Class Observations and Feedback
The Faculty Professional Development Program provides confidential feedback on teaching based on classroom observations. This opportunity is available to all faculty members. Upon your request, a Lane faculty member with expertise in instructional design and pedagogy as well as experience providing formal feedback to teachers will observe one of your classes or review your online course and provide suggestions on ways to enhance your teaching. You may request either general feedback or input on a specific aspect of teaching (e.g. appropriate use of technology, promotion of active learning, classroom management, etc.) After the observation or review, your observer will arrange to meet with you to provide feedback and give you all notes from the observation. This program is not part of any evaluation system, and all feedback will be completely confidential and constructive. At the present time, we are fortunate to have two qualified faculty members who are available to observe classes and provide feedback. (Please see Susan Reddoor's and Merrill Watrous' bios below.) Please fill out the Feedback Request Form if you would like to take advantage of this opportunity.

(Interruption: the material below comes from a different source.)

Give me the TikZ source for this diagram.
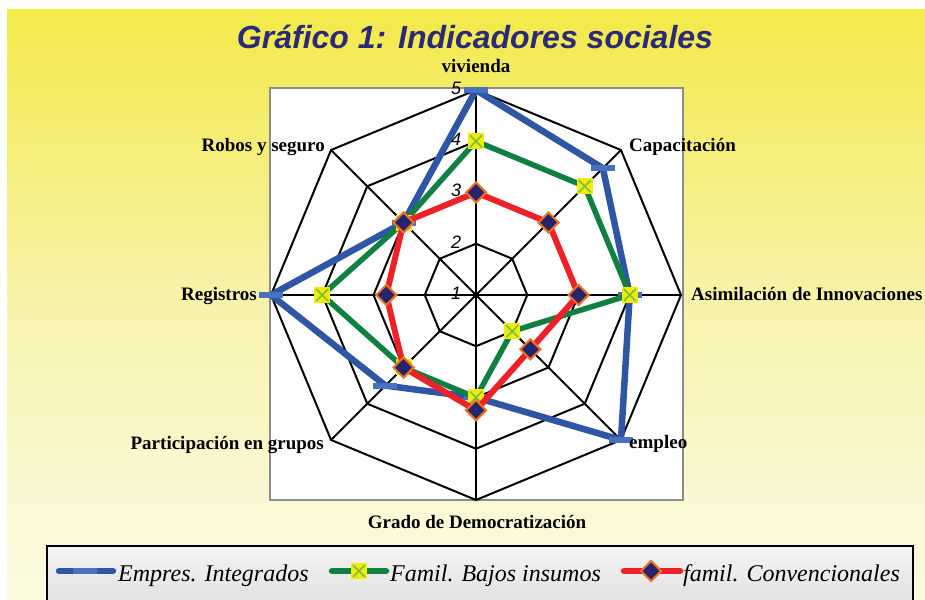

Susan Reddoor is a faculty member in the Academic Learning Skills Department. She has participated in Quality Matters training for online course evaluators, as well as the League for Innovation Basic Education Online Project. Prior to joining the Lane Community College faculty six years ago, Susan was an Assistant Professor in the College of Education at Montana State University, Northern for five years. She served on a state board for teacher training certification, taught education foundation and content-area methods courses full time, and supervised student teachers and practicum students in the surrounding school districts. In addition, Susan was the lead faculty member of a "Preparing Tomorrow's Teachers for Technology" three-year federal project coordinating teacher training at five tribal colleges throughout the state of Montana.
Merrill began teaching in 1971. She taught in K12 for 20 years, graduate classes on the teaching of writing, reading, and children's literature for 5 years, and at LCC for 8 years. Merrill teaches K12 teachers through the National Council of Teachers of English, the National Writing Program, and the JSMA at the U of O. She published one book on the teaching of art and writing with Simon and Schuster and is currently doing final revisions for a second book on the same topic. Merrill has also published widely in magazines for teachers of adult learners and has won various teaching awards.
Though Merrill supervises practicum students through Lane's Cooperative education program every term, she is both excited and a bit anxious about offering the same service to her colleagues. As a Co-op instructor at Lane, she watches students teach and provides them with feedback on: the strategies they choose, the language they use to implement those strategies, and evidence of relationship-building between teacher and student that she observes. She would be pleased to provide the same kinds of feedback for Lane teachers; she knows that by doing so she will learn a great deal. She looks forward to learning more about the work her colleagues do and to being part of a conversation about the art of teaching and about how best to serve students. Merrill is still learning how best to use technology in the classroom in an efficient and student-friendly way; her expertise in this area is limited.